На протяжении десятков лет изо дня в день в операционном зале уолл-стритской биржи появлялась Хетти Грин. Даже привычные ко всему биржевики сторонились миссис Грин, злобной, как фурия, хитрой и нечистоплотной. Неоднократно она попадалась с поличным на самых грязных махинациях. Ее привлекали к уголовной ответственности за подделку документов, фальшивые подписи, лжесвидетельство и даже мелкие кражи. Но каждый раз эта дама выходила сухой из воды при помощи взяток.

Чудовищно скупая, она жила в жалких меблированных комнатах, ходила в отрепье, питалась в дешевых забегаловках и копила, копила.
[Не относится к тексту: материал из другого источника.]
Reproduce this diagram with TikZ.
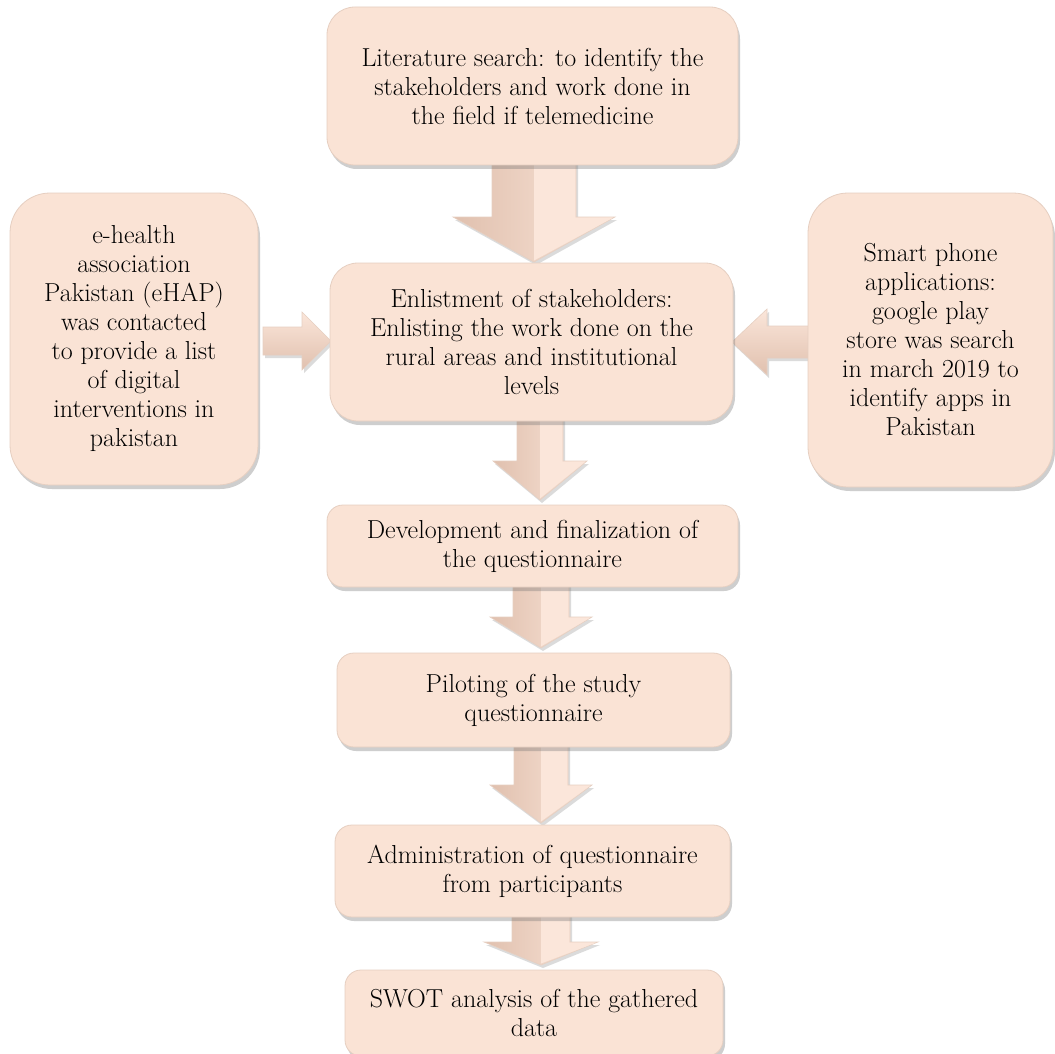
\documentclass[tikz,border=0pt]{standalone}
\usetikzlibrary{shadows}
\definecolor{boxfill}{HTML}{FAE3D5}
\definecolor{boxedge}{HTML}{E6CFC1}
\definecolor{arrdark}{HTML}{E0C0AE}
\definecolor{arrlight}{HTML}{FBE6DA}
\tikzset{
  box/.style={draw=boxedge, line width=0.8pt, fill=boxfill, align=center, inner sep=0pt,
    font=\fontsize{26}{29}\selectfont,
    drop shadow={shadow xshift=2pt, shadow yshift=-4pt, opacity=0.35, fill=black!55}},
  vblock/.style={draw=boxedge, line width=0.6pt, left color=arrdark, right color=arrlight,
    drop shadow={shadow xshift=2pt, shadow yshift=-3pt, opacity=0.25, fill=black!55}},
  hblock/.style={draw=boxedge, line width=0.6pt, top color=arrlight, bottom color=arrdark,
    drop shadow={shadow xshift=2pt, shadow yshift=-3pt, opacity=0.25, fill=black!55}},
  lighthalf/.style={fill=arrlight},
}
% down block arrow: centre x, shaft top, head base, tip, half shaft, half head
\newcommand\downblock[6]{%
  \path[vblock] ({#1-#5},#2) -- ({#1+#5},#2) -- ({#1+#5},#3) -- ({#1+#6},#3) -- (#1,#4) -- ({#1-#6},#3) -- ({#1-#5},#3) -- cycle;
  \path[lighthalf] (#1,{#2+0.6}) -- ({#1+#5-0.6},{#2+0.6}) -- ({#1+#5-0.6},{#3+0.6}) -- ({#1+#6-2},{#3+0.6}) -- (#1,{#4-1.5}) -- cycle;}
% horizontal block arrow: centre y, shaft start x, head base x, tip x, half shaft, half head
\newcommand\sideblock[6]{\path[hblock] (#2,{#1-#5}) -- (#3,{#1-#5}) -- (#3,{#1-#6}) -- (#4,#1) -- (#3,{#1+#6}) -- (#3,{#1+#5}) -- (#2,{#1+#5}) -- cycle;}
\begin{document}
\begin{tikzpicture}[x=1pt,y=-1pt]
\useasboundingbox (0,0) rectangle (1055,1054);
\clip (0,0) rectangle (1055,1054);
\fill[white] (0,0) rectangle (1055,1054);

% block arrows (drawn first, boxes sit over their ends)
\downblock{534}{160}{217}{262}{42}{81}
\downblock{540}{418}{461}{500}{23}{47}
\downblock{541}{584}{617}{648}{28}{51}
\downblock{541}{744}{785}{823}{27}{51}
\downblock{541}{914}{942}{965}{29}{57}
\sideblock{341}{263}{302}{331}{14}{29}
\sideblock{342}{810}{767}{732}{16}{33}

% boxes
\node[box, minimum width=411, minimum height=158, rounded corners=28] (lit) at (532.5,86)
  {Literature search: to identify the\\stakeholders and work done in\\the field if telemedicine};
\node[box, minimum width=248, minimum height=292, rounded corners=40] (ehap) at (134,339)
  {e-health\\association\\Pakistan (eHAP)\\was contacted\\to provide a list\\of digital\\interventions in\\pakistan};
\node[box, minimum width=245, minimum height=294, rounded corners=40] (apps) at (930.5,340)
  {Smart phone\\applications:\\google play\\store was search\\in march 2019 to\\identify apps in\\Pakistan};
\node[box, minimum width=403, minimum height=158, rounded corners=28] (enl) at (531.5,342)
  {Enlistment of stakeholders:\\Enlisting the work done on the\\rural areas and institutional\\levels};
\node[box, minimum width=411, minimum height=82, rounded corners=16] (dev) at (532.5,546)
  {Development and finalization of\\the questionnaire};
\node[box, minimum width=393, minimum height=94, rounded corners=17] (pilot) at (533.5,700)
  {Piloting of the study\\questionnaire};
\node[box, minimum width=395, minimum height=92, rounded corners=17] (admin) at (532.5,871)
  {Administration of questionnaire\\from participants};
\node[box, minimum width=378, minimum height=86, rounded corners=16] (swot) at (534,1013)
  {SWOT analysis of the gathered\\data};
\end{tikzpicture}
\end{document}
Она вечно жаловалась на бедность. Об огромных капиталах Хетти Грин стало известно лишь после ее смерти, причем при весьма своеобразных обстоятельствах. Оказалось, что денег своих она никому не завещала, специально оговорив при этом, что ее сын Нэд Грин и дочь Сильвия Вилкс не должны получить ни цента, поскольку они «расточительные особы». Судьба этого богатства длительное время занимала умы обывателей и послужила причиной нескольких судебных разбирательств.

Короли-старьевщики и нищая миллионерша это, конечно, анекдотические детали повседневной жизни нью-йоркского бизнеса. Но детали символические. Бизнес есть бизнес, все равно на чем он делается — на застежках «молния», стоптанных башмаках или добыче нефти. Уолл-стрит делает деньги, и «король» застежек, как только ему представится возможность, станет любым другим «королем», и никто не усомнится в его королевском происхождении: «деньги не пахнут». Что же касается патологической скупости миссис Грин, то это в глазах уолл-стритских владык — редкое достоинство!

Но старьевщики пока остаются старьевщиками, даже и при королевских титулах. А политику делают подлинные властители Уолл-стрита — Морганы и Дюпоны, Рокфеллеры и Меллоны, Форды и Гарриманы, Диллоны и Вандербильты. Именно они составляют Уолл-стрит — сборище хищных, агрессивных монополистов, людей, олицетворяющих всевластие американского большого бизнеса.